Se Lazzo Matumbi canta que no dia 14 de maio o negro “subiu a favela pensando em um dia descer”, realmente, como completa a letra, ele nunca desceu. Não desceu por falta de políticas públicas que reintegrassem o negro, já não escravizado,  à sociedade. Segundo um estudo do Instituto de Pesquisa Econômica Aplicada (Ipea) sobre o perfil da população das principais favelas do país, existe a predominância da população negra na periferia. O estudo mostra que 40,1% das casas são chefiadas por homens negros e 26% por mulheres negras, contra 21,3% por homens brancos e 11,7% por mulheres brancas. Os dados da Rede Nossa São Paulo, apresentados em 2019, mostram que 32% da população da cidade de São Paulo se identificam como negros, mas em bairros periféricos como o Jardim Ângela, na zona sul da cidade, a concentração dessa população chega a 60%. Em outros distritos da capital, como Capão Redondo, Parelheiros, Grajaú, Cidade Tiradentes e Itaim Paulista, a população negra chega a 56%. Na região considerada nobre da cidade, no bairro de Moema, por exemplo, apenas 5,82% se autodeclaram negros.

A não descida do negro também está relacionada com a política de segurança pública higienista que enxerga a população preta periférica como inimiga e pratica o extermínio sem culpa alguma, como aconteceu na favela do Jacarezinho no Rio de Janeiro, na última semana. Para a jornalista, escritora e doutoranda em direitos humanos Maíra Brito, a polícia agir dessa forma com a população negra periférica é herança do período escravagista: “O historiador Luiz Antonio Simas explicou a razão da polícia assassinar civis, considerando que a função da instituição era defender propriedade de terras e seus donos – algo que acontece ainda no século 21. Ou seja, o problema das polícias não é ter dado errado, mas, sim, ter dado certo até hoje”, afirma.
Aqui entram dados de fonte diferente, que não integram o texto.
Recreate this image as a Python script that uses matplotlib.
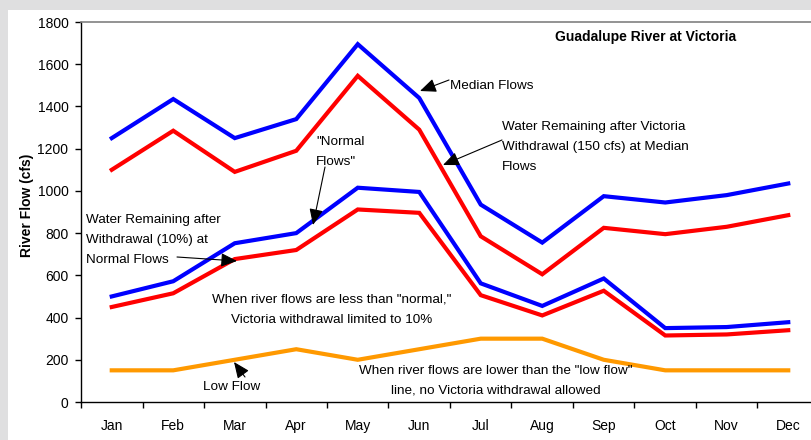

O Brasil foi o último país do ocidente a abolir a escravidão. Antes do dia 13 de maio, inúmeros protagonistas negros assumiram a luta abolicionista e atuaram pelo fim da escravidão do país, como Luís Gama (1830-1822), que nasceu livre e foi vendido como escravo pelo próprio pai. Ele foi alfabetizado aos 17 anos, conseguiu a sua própria alforria judicialmente, tornou-se advogado e passou a atuar como defensor dos próprios escravos. Ao lado de Gama, nomes como José do Patrocínio, André Rebouças, Joaquim Nabuco, entre outros, reforçaram a luta abolicionista, muito antes da assinatura da Lei Áurea. Mas um epistemicídio apagou esses nomes da história do nosso país, tirando qualquer tipo de protagonismo negro diante do feito da abolição da escravatura.

A historiadora Flaviane Ribeiro Nascimento, integrante da Rede de Historiadorxs Negrxs, em seu artigo O trânsito para a liberdade e a precarização do trabalho livre no final do século XIX, publicado pelo site do Instituto Geledés da Mulher Negra, explica a precarização que levou ao processo de abolição, muito diferente da suposta compaixão que a história nos fez acreditar que a Princesa Isabel teve dos negros escravizados por três séculos: “A abolição vai acontecer apenas no final do século XIX, respaldada por legisladores, depois de um conjunto de normas jurídicas que pretendiam uma ‘transição’ para o trabalho livre mediante a indenização das elites escravistas, do controle e da disciplina dessas trabalhadoras e trabalhadores que passariam a ter liberdade para negociar a força de trabalho”. Flaviane cita também outra historiadora, Wlamyra Albuquerque, para explicar o porquê da demora da abolição da escravatura em nosso país: “A resistência à abolição da escravidão foi justificada pela dependência do trabalho cativo e pela racialização do comportamento em liberdade dessas mulheres e desses homens, que seria marcada por insubordinação, desordens e perversão moral”.

É importante lembrar que antes da assinatura da Lei Áurea, o país teve outras duas leis abolicionistas assinadas: a Lei do Sexagenário, assinada no dia 28 de setembro de 1885, que libertava escravos com mais de 60 anos e considerada, por muitos, a grande “gargalhada nacional” pelo fato de praticamente nenhum escravo conseguir chegar vivo aos 60 anos. E antes, em 1871, houve a Lei do Ventre Livre, determinando que filhos de mães escravizadas fossem libertos – como se recém nascidos tivessem autonomia para seguirem suas vidas longe de suas mães escravizadas.

Completando 10 anos em 2021, o Fundo Baobá tem como missão promover a equidade racial em nosso país, investindo em iniciativas de organizações, grupos e coletivos negros, alinhados aos seus  eixos programáticos prioritários, entre eles o Viver com Dignidade. Se a escravidão retirou a dignidade do povo negro e, mesmo após a abolição, ele se viu sem trabalho, sem casa, sem saúde, sem direitos, levando a senzala na alma, como diz a canção de Lazzo Matumbi, o Fundo Baobá existe para transformar realidades, promover resistência, resiliência e reiterar que a sociedade brasileira não será uma sociedade justa, enquanto não houver liberdade e equidade racial para a população negra.